The same shadow is across
Britain and much of Europe where social democracy, an article of faith
two generations ago, has fallen to the central bank dictators. In David
Cameron’s "big society", the theft of 84bn pounds in jobs and services
even exceeds the amount of tax "legally" avoid by piratical
corporations. Blame rests not with the far right, but a cowardly liberal
political culture that has allowed this to happen, which, wrote Hywel
Williams in the wake of the attacks on 9/11, "can itself be a form of
self righteous fanaticism". Tony Blair is one such fanatic. In its
managerial indifference to the freedoms that it claims to hold dear,
bourgeois Blairite Britain has created a surveillance state with 3,000
new criminal offences and laws: more than for the whole of the previous
century. The police clearly believe they have an impunity to kill. At
the demand of the CIA, cases like that of Binyam Mohamed, an innocent
British resident tortured and then held for five years in Guantanamo
Bay, will be dealt with in secret courts in Britain "in order to protect
the intelligence agencies" – the torturers.

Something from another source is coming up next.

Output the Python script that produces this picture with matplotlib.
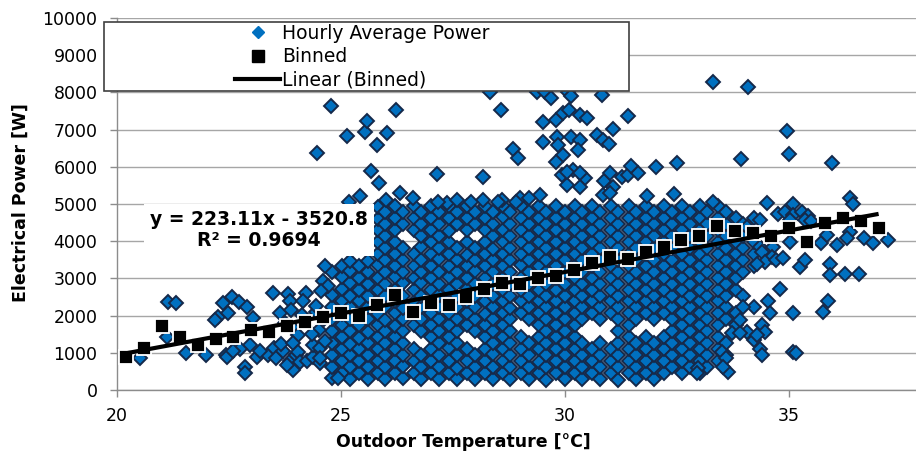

This invisible state allowed the
Blair government to fight the Chagos islanders as they rose from their
despair in exile and demanded justice in the streets of Port Louis and
London. "Only when you take direct action, face to face, even break
laws, are you ever noticed," said Lisette. "And the smaller you are, the
greater your example to others." Such an eloquent answer to those who
still ask, "What can I do?"
I last saw Lisette’s tiny figure
standing in driving rain alongside her comrades outside the Houses of
Parliament. What struck me was the enduring courage of their resistance.
It is this refusal to give up that rotten power fears, above all,
knowing it is the seed beneath the snow.